George Will ignored Hillary Clinton's substantial accomplishments as secretary of state, senator, and first lady in order to suggest that her support from Democrats is due solely to “identity politics.”
In his latest Washington Post column, Will describes the Democratic Party as “adrift in identity politics, cling[ing], as shipwrecked sailors do to floating debris, to this odd feminist heroine,” and writes that Clinton's “performance in governance has been defined by three failures.” Will goes on to cherry-pick instances from Clinton's career, ignoring her achievements in the White House, Senate, and at State to portray her as a failure.

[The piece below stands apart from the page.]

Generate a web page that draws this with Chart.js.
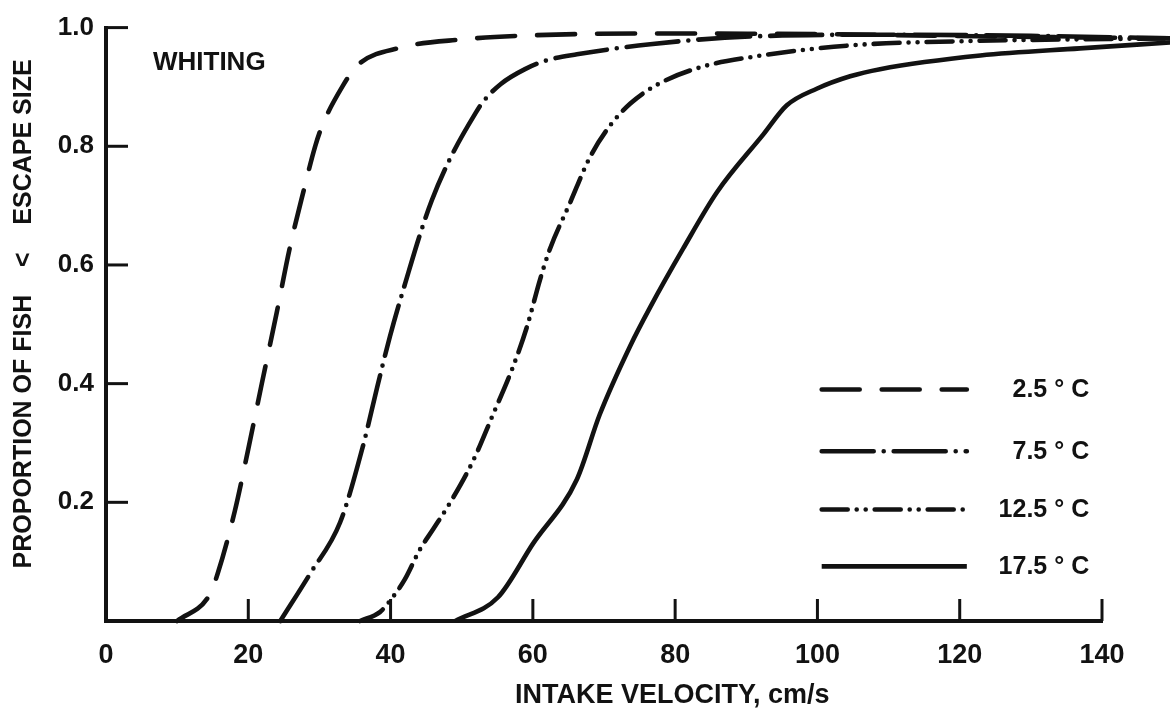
<!DOCTYPE html>
<html>
<head>
<meta charset="utf-8">
<script src="https://cdn.jsdelivr.net/npm/chart.js@4.4.0/dist/chart.umd.min.js"></script>
<style>
  html, body { margin: 0; padding: 0; background: #ffffff; }
  canvas { display: block; }
</style>
</head>
<body>
<canvas id="c" width="1170" height="717"></canvas>
<script>
// ---- data ----
const xTicks = [0, 20, 40, 60, 80, 100, 120, 140];
const yTicks = [0.2, 0.4, 0.6, 0.8, 1.0];
const seriesLabels = ['2.5 \u00B0 C', '7.5 \u00B0 C', '12.5 \u00B0 C', '17.5 \u00B0 C'];

const vel25 = [10, 14.6, 15.7, 18.1, 20.0, 21.9, 24.0, 25.8, 27.8, 29.4, 30.4, 33.2, 35.3, 41.3, 50, 60, 75, 100, 125, 149.6];
const prop25 = [0, 0.045, 0.08, 0.185, 0.29, 0.40, 0.52, 0.627, 0.726, 0.80, 0.835, 0.90, 0.936, 0.966, 0.98, 0.987, 0.99, 0.989, 0.985, 0.982];

const vel75 = [24.5, 28.7, 32.9, 36.1, 38.1, 39.9, 42.5, 44.1, 45.8, 48.4, 51.9, 53.0, 55.5, 58.9, 62, 66.2, 76.5, 90.5, 110, 130, 149.6];
const prop75 = [0, 0.08, 0.166, 0.294, 0.393, 0.479, 0.587, 0.65, 0.709, 0.78, 0.855, 0.875, 0.905, 0.93, 0.945, 0.955, 0.972, 0.985, 0.988, 0.986, 0.982];

const vel125 = [35.7, 38.5, 40.3, 42, 44.1, 46, 48.4, 51.6, 54.4, 57.1, 59.2, 61.0, 62.4, 65.2, 68.0, 70.8, 73.7, 77.5, 83.5, 90.5, 104.6, 120, 149.6];
const prop125 = [0, 0.015, 0.04, 0.07, 0.12, 0.155, 0.2, 0.27, 0.348, 0.425, 0.497, 0.575, 0.627, 0.704, 0.781, 0.834, 0.872, 0.904, 0.933, 0.95, 0.97, 0.977, 0.982];

const vel175 = [49.1, 55.1, 60, 66.2, 69.4, 73.7, 76.5, 81.1, 85.9, 92.4, 95.7, 99.9, 104.6, 108.8, 122.9, 136.9, 149.6];
const prop175 = [0, 0.04, 0.13, 0.239, 0.348, 0.464, 0.529, 0.627, 0.723, 0.82, 0.869, 0.897, 0.918, 0.93, 0.953, 0.965, 0.975];

const xTitle = 'INTAKE VELOCITY, cm/s';
const yTitle = '   PROPORTION OF FISH    <    ESCAPE SIZE';
const panelLabel = 'WHITING';

// ---- styling ----
const INK = '#121212';
const FONT = '"Liberation Sans", Arial, Helvetica, sans-serif';

function pairs(xs, ys) { return xs.map((v, i) => ({ x: v, y: ys[i] })); }

const dashes = [[38, 22], [52, 10, 0, 10], [26, 9, 0, 9, 0, 9], []];
const allX = [vel25, vel75, vel125, vel175];
const allY = [prop25, prop75, prop125, prop175];

const datasets = seriesLabels.map((lab, i) => ({
  label: lab,
  data: pairs(allX[i], allY[i]),
  borderColor: INK,
  backgroundColor: INK,
  borderWidth: 4.6,
  borderDash: dashes[i],
  borderCapStyle: dashes[i].length ? 'round' : 'butt',
  borderJoinStyle: 'round',
  pointRadius: 0,
  cubicInterpolationMode: 'monotone',
  fill: false,
  clip: false
}));

const decor = {
  id: 'decor',
  afterDraw(chart, args, opts) {
    const { ctx, chartArea, scales: { x, y } } = chart;
    ctx.save();
    // inward tick marks
    ctx.strokeStyle = INK;
    ctx.lineWidth = 3;
    ctx.lineCap = 'butt';
    xTicks.forEach(v => {
      if (v === 0) return;
      const px = x.getPixelForValue(v);
      ctx.beginPath();
      ctx.moveTo(px, chartArea.bottom);
      ctx.lineTo(px, chartArea.bottom - opts.tickLen);
      ctx.stroke();
    });
    yTicks.forEach(v => {
      const py = y.getPixelForValue(v);
      ctx.beginPath();
      ctx.moveTo(chartArea.left, py);
      ctx.lineTo(chartArea.left + opts.tickLen, py);
      ctx.stroke();
    });

    // panel label
    ctx.fillStyle = INK;
    ctx.font = 'bold 26px ' + FONT;
    ctx.textAlign = 'left';
    ctx.textBaseline = 'middle';
    ctx.fillText(panelLabel, x.getPixelForValue(opts.panelX), y.getPixelForValue(opts.panelY));

    // x axis title
    ctx.font = 'bold 27px ' + FONT;
    ctx.textAlign = 'center';
    ctx.fillText(xTitle, x.getPixelForValue(opts.xTitleAt), chartArea.bottom + opts.xTitleDrop);

    // legend
    chart.data.datasets.forEach((ds, i) => {
      const py = y.getPixelForValue(opts.legendRows[i]);
      ctx.save();
      ctx.strokeStyle = ds.borderColor;
      ctx.lineWidth = ds.borderWidth;
      ctx.lineCap = ds.borderCapStyle;
      ctx.setLineDash(ds.borderDash || []);
      ctx.beginPath();
      ctx.moveTo(x.getPixelForValue(opts.legendX0), py);
      ctx.lineTo(x.getPixelForValue(opts.legendX1), py);
      ctx.stroke();
      ctx.restore();
      ctx.font = 'bold 25px ' + FONT;
      ctx.textAlign = 'right';
      ctx.textBaseline = 'middle';
      ctx.fillStyle = INK;
      ctx.fillText(ds.label, x.getPixelForValue(opts.legendTextX), py + 1);
    });
    ctx.restore();
  }
};

new Chart(document.getElementById('c'), {
  type: 'line',
  data: { datasets },
  options: {
    responsive: false,
    animation: false,
    devicePixelRatio: 1,
    layout: { padding: { top: 27, right: 68, bottom: 0, left: 0 } },
    plugins: {
      legend: { display: false },
      tooltip: { enabled: false },
      decor: {
        tickLen: 22,
        panelX: 6.6, panelY: 0.941,
        xTitleAt: 79.6, xTitleDrop: 75,
        legendRows: [0.39, 0.286, 0.188, 0.092],
        legendX0: 100.6, legendX1: 121.0,
        legendTextX: 138.2
      }
    },
    scales: {
      x: {
        type: 'linear',
        min: 0, max: 140,
        afterBuildTicks: s => { s.ticks = xTicks.map(v => ({ value: v })); },
        afterFit: s => { s.height = 96; },
        grid: { display: false, drawTicks: false },
        border: { display: true, color: INK, width: 4 },
        ticks: {
          color: INK,
          font: { family: FONT, size: 27, weight: 'bold' },
          padding: 18,
          maxRotation: 0,
          autoSkip: false,
          callback: v => String(v)
        }
      },
      y: {
        type: 'linear',
        min: 0, max: 1,
        afterBuildTicks: s => { s.ticks = yTicks.map(v => ({ value: v })); },
        afterFit: s => { s.width = 106; },
        grid: { display: false, drawTicks: false },
        border: { display: true, color: INK, width: 4 },
        ticks: {
          color: INK,
          font: { family: FONT, size: 26, weight: 'bold' },
          padding: 12,
          callback: v => Number(v).toFixed(1)
        },
        title: {
          display: true,
          text: yTitle,
          color: INK,
          font: { family: FONT, size: 25, weight: 'bold' },
          padding: { top: 9, bottom: 0 }
        }
      }
    }
  },
  plugins: [decor]
});
</script>
</body>
</html>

In citing Clinton's time as first lady, he omits, for example, Clinton's role in the passage of the State Children's Health Insurance Program (SCHIP), which expanded health insurance for children in lower-income households. Will also ignores her pivotal role in the Adoption and Safe Families Act, which eased processes allowing the removal of children from abusive situations.
Clinton also helped to create the Department of Justice's Office on Violence Against Women and used her platform to raise the issue of abuse against women internationally, telling the United Nations' Fourth World Conference on Women in China that, “It is time for us to say here in Beijing, and for the world to hear, that it is no longer acceptable to discuss women's rights as separate from human rights.”
Will says Clinton's tenure in the Senate was “an uneventful prelude to her 2008 presidential quest,” failing to note that she sponsored or co-sponsored 54 bills that eventually became law. These including writing a section of the No Child Left Behind law addressing recruiting and retaining high-quality teachers; co-authoring a law compelling drug companies to conduct pediatric safety tests on products prescribed for children; working with Sen. Lindsey Graham (R-SC) on language in a defense authorization bill giving members of the military access to the Tricare health system even when they aren't deployed; and sponsoring a bill which would mandate more efficient distribution of flu vaccines.
Going on to describe her appointment as Secretary State as a “consolation prize,” Will downplays Clinton's accomplishments during her years in the position. These include opening up Myanmar as the first secretary of state to make an official visit there since 1955, negotiating a cease-fire between Israel and Hamas with the help of Egypt in 2012, and tightening international sanctions on Iran to their highest level ever with nearly a dozen countries significantly reducing their purchases of Iranian oil in 2012.
Will concludes by ominously noting, “Another Clinton presidency probably would include a reprise of the couple's well-known patterns of behavior.” But readers won't get a clear picture of those “patterns” by reading Will's dishonest column.